- _WHAT THE TASK ASKS_
Without the pictures, print the lines running from the beginning of the material to the line containing "(0,0) rectangle (642,606);", both ends included.

- _GIVEN INFORMATION_
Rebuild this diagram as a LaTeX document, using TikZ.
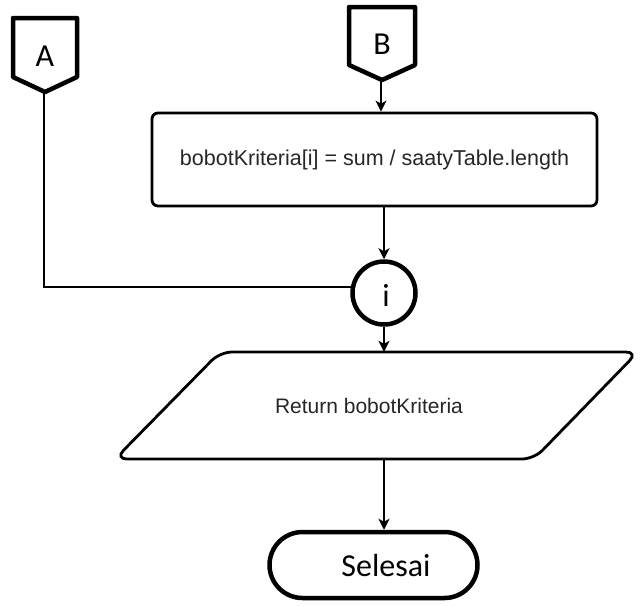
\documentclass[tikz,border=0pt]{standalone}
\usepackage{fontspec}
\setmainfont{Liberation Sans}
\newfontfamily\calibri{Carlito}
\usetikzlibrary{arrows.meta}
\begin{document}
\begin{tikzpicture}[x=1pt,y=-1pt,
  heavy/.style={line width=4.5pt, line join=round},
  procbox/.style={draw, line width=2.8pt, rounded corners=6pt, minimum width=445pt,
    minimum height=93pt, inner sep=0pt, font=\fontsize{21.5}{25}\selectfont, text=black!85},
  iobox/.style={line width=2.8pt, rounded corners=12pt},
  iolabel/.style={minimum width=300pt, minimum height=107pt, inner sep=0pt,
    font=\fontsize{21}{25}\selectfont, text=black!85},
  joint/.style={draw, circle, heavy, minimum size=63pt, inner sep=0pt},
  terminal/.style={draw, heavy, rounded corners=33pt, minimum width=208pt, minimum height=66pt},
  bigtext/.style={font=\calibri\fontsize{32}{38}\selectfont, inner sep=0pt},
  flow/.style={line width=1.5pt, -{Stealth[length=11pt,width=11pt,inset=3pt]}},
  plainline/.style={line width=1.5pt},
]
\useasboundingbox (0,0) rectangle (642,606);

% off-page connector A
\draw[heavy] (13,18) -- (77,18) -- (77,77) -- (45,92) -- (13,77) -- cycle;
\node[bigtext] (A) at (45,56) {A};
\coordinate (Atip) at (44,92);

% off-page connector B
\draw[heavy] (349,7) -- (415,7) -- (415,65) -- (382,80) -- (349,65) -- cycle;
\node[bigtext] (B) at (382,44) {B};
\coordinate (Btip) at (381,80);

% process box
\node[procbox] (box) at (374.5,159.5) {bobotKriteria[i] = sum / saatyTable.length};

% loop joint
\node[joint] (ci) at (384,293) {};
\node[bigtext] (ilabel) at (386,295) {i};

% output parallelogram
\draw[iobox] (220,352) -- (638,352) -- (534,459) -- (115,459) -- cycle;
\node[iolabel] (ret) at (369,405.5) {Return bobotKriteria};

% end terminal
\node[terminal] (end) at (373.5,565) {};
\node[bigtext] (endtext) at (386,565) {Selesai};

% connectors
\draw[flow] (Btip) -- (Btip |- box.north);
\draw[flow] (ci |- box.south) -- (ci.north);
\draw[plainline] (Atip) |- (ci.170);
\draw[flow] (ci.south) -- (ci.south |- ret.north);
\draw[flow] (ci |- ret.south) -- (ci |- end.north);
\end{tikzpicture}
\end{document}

- _TASK RESPONSE_
Rebuild this diagram as a LaTeX document, using TikZ.
\documentclass[tikz,border=0pt]{standalone}
\usepackage{fontspec}
\setmainfont{Liberation Sans}
\newfontfamily\calibri{Carlito}
\usetikzlibrary{arrows.meta}
\begin{document}
\begin{tikzpicture}[x=1pt,y=-1pt,
  heavy/.style={line width=4.5pt, line join=round},
  procbox/.style={draw, line width=2.8pt, rounded corners=6pt, minimum width=445pt,
    minimum height=93pt, inner sep=0pt, font=\fontsize{21.5}{25}\selectfont, text=black!85},
  iobox/.style={line width=2.8pt, rounded corners=12pt},
  iolabel/.style={minimum width=300pt, minimum height=107pt, inner sep=0pt,
    font=\fontsize{21}{25}\selectfont, text=black!85},
  joint/.style={draw, circle, heavy, minimum size=63pt, inner sep=0pt},
  terminal/.style={draw, heavy, rounded corners=33pt, minimum width=208pt, minimum height=66pt},
  bigtext/.style={font=\calibri\fontsize{32}{38}\selectfont, inner sep=0pt},
  flow/.style={line width=1.5pt, -{Stealth[length=11pt,width=11pt,inset=3pt]}},
  plainline/.style={line width=1.5pt},
]
\useasboundingbox (0,0) rectangle (642,606);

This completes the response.